Baby Boomers are the only age group in which divorce rates are rising. One reason is that Boomer women tend to be more financially independent. They’re saying, “I’m not putting up with this anymore. I only have one life. I want to be free.”
Why not? The kids are raised. It’s just her and the old man. Why stay in an unsatisfying marriage?
Speaking as a 61-year-old twice-divorced person, I think it’s different now that we’re older. Unless you’re dealing with domestic abuse or some other non-negotiable failing, consider these realities:
- Reality Check #1: Life is hard. Being half of a team can make old age easier.
- Reality Check #2: Your spouse has failings. Who doesn’t? Unless you’re planning to go looking for a 30-year-old, they all do, and at this point, change isn’t likely.
- Money: We used to stay together “for the sake of the children.” Now, it’s finances. Trading in the home you love, all the memories, and a neighborhood full of friends for a one-bedroom apartment somewhere–is that absolutely necessary?
- Compassion. Think about how your spouse will do on his own. Good? Not good? Part of the deciding.
- Broken connections: Do you want to divide up family and friends at this age? Or lose contact with people you love or like a whole lot?
- New connections: Do you want to learn the names and personalities of all the people in your new guy’s life? And hear about times gone by in which you played no part? Call me cynical, but–no.
A couple of my friends are dealing with serious problems within their marriages, and they’ve decided to stay, for now anyway. Their adult kids would prefer otherwise. It’s complicated. Stay or go, there’s loss. My friends are motivated by love, financial considerations, and personal matters. We’re quick to cry “codependency!” but it may not be that. At their age, it’s probably better to assume they’re being logical rather than pathological. It doesn’t mean they’re weak or stupid. Maybe they’re stronger than anybody can imagine.

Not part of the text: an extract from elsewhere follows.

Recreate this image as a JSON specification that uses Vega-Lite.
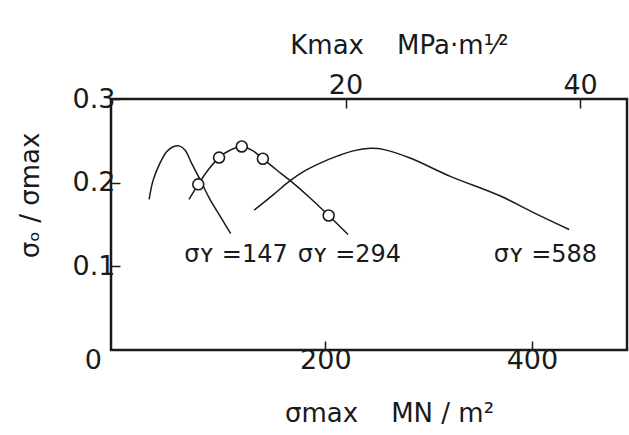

In my own case, Bill and I have been together twenty years, and recently we’ve been doing some recalibrating. It started with a fight that lasted a month. Believe me, we considered all options.
However, as Rahm Emanuel famously said, “Never let a good crisis go to waste.”
A good crisis makes people uncomfortable enough to try alternatives. If you’re fighting a lot, and you’re ready for serious, even painful, change, how about using the new instability to fashion a happier life without divorce?
One of the nice things about getting older is seeing things in new ways. For example, if you were going to get divorced, but due to finances you knew you’d need a roommate, how about the guy you already live with? You could divide up the rooms. It’s kind of a silly example, but practical.
Bill and I changed some routines and understandings to allow more independence within our relationship. (No, not that kind of independence.) It’s pretty exciting, and it beats starting over alone.
Who do you want to become in the years ahead? Is it possible to do that within a partnership? Nothing’s perfect, but staying together might just provide the foundation you need for finding yourself at this new age.